Actually, the automatic seam welding machine is one type of resistance spot welders, which utilize a “wheel-shaped electrode” to convey current and force onto the weld joint. The obvious difference between seam welding and general spot welding is that the metal parts spin between the electrodes as the electric current passes through in the seam welding machine. The automated resistance welder can accurately supply a precise amount of predetermined weld current and control the weld time, making it a great solution for overlapping welds, welded seam, and individual spot weld at required intervals.

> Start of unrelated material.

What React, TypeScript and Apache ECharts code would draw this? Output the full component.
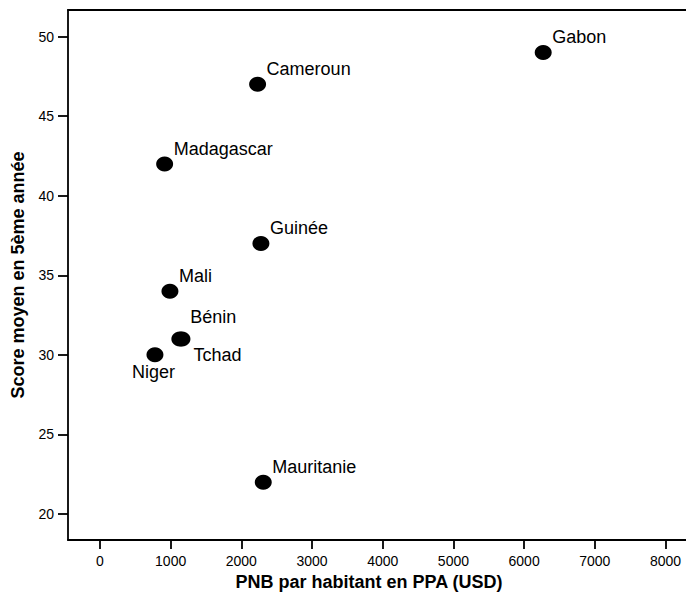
import React, { useEffect, useRef } from "react";
import * as echarts from "echarts";

const countries = ["Gabon", "Cameroun", "Madagascar", "Guinée", "Mali", "Bénin", "Tchad", "Niger", "Mauritanie"];
const gnp = [6270, 2230, 915, 2277, 990, 1130, 1160, 778, 2310];
const score = [49, 47, 42, 37, 34, 31, 31, 30, 22];
const xTicks = [0, 1000, 2000, 3000, 4000, 5000, 6000, 7000, 8000];
const yTicks = [20, 25, 30, 35, 40, 45, 50];

const labelPlacement: Record<string, { offset: number[]; align: string }> = {
  Bénin: { offset: [10.5, -22], align: "left" },
  Tchad: { offset: [11.5, 16.5], align: "left" },
  Niger: { offset: [-1.5, 17.5], align: "center" },
};

export default function App() {
  const ref = useRef<HTMLDivElement>(null);
  useEffect(() => {
    if (!ref.current) return;
    const chart = echarts.init(ref.current, null, { renderer: "svg" });
    const font = "'Liberation Sans', Arial, sans-serif";
    const data = countries.map((c, i) => {
      const p = labelPlacement[c] || { offset: [9, -15], align: "left" };
      return {
        name: c,
        value: [gnp[i], score[i]],
        label: {
          show: true,
          formatter: "{b}",
          position: "inside",
          align: p.align,
          verticalAlign: "middle",
          offset: p.offset,
          fontSize: 18,
          fontFamily: font,
          color: "#000",
          opacity: 1,
          textBorderWidth: 0,
        },
      };
    });
    const axisLine = { show: true, lineStyle: { color: "#000", width: 1.8 } };
    const plain = (v: number) => String(v);
    chart.setOption({
      animation: false,
      backgroundColor: "#fff",
      grid: { left: 68, top: 10, right: 0, bottom: 53, containLabel: false },
      xAxis: [
        {
          type: "value",
          min: -452,
          max: 8290,
          splitLine: { show: false },
          axisLine: { ...axisLine, onZero: false },
          axisTick: { show: true, length: 9, customValues: xTicks, lineStyle: { color: "#000", width: 1.8 } },
          axisLabel: { customValues: xTicks, formatter: plain, fontSize: 14, fontFamily: font, color: "#000", margin: 14 },
          name: "PNB par habitant en PPA (USD)",
          nameLocation: "middle",
          nameGap: 31,
          nameTextStyle: { fontSize: 18, fontWeight: "bold", fontFamily: font, color: "#000", padding: [0, 16, 0, 0] },
        },
        {
          type: "value",
          position: "top",
          min: -452,
          max: 8290,
          splitLine: { show: false },
          axisLine: { ...axisLine, onZero: false },
          axisTick: { show: false },
          axisLabel: { show: false },
        },
      ],
      yAxis: {
        type: "value",
        min: 18.36,
        max: 51.67,
        splitLine: { show: false },
        axisLine: { ...axisLine, onZero: false },
        axisTick: { show: true, length: 10, customValues: yTicks, lineStyle: { color: "#000", width: 1.8 } },
        axisLabel: { customValues: yTicks, formatter: plain, fontSize: 14, fontFamily: font, color: "#000", margin: 14 },
        name: "Score moyen en 5ème année",
        nameLocation: "middle",
        nameGap: 41,
        nameTextStyle: { fontSize: 18, fontWeight: "bold", fontFamily: font, color: "#000" },
      },
      series: [
        {
          type: "scatter",
          xAxisIndex: 0,
          symbol: "circle",
          symbolSize: [17, 15],
          itemStyle: { color: "#000", opacity: 1 },
          emphasis: { disabled: true },
          data,
        },
      ],
    });
    return () => chart.dispose();
  }, []);
  return (
    <div
      ref={ref}
      style={{ position: "absolute", left: 0, top: 0, width: 686, height: 596 }}
    />
  );
}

● Projection Welding Machine:

Similar to the previous type, the projection welding machine uses heat generated due to the electric resistance to current as well as applying controlled pressure to form the weld. The ERW process utilizes projections, embossments, or intersections to concentrate the thermal energy at the weld joint. Every time there is sufficient resistance generated on the weld joint, the projections will then collapse, forming the weld nugget. Projection welding machines are widely used for plate materials, cross-wire joining applications which are suitable for material intersection welding methods.

● Flash Welding Machine:

Flash welding machine is the automated resistance welder that utilizes flashing action. A significantly great density of electric current is used in flash welding,  which is concentrated on very tiny contacting points of sheet metals. Once the flashing action begins, the additional force will also be applied to the weld joint, and all the moving parts work together at a predetermined high speed under control. The strong advantage of the flash welder is the short upset time where the impurities and oxides in the base materials are pressed out to create a high-quality weld during the process that the sheet metals are forced together.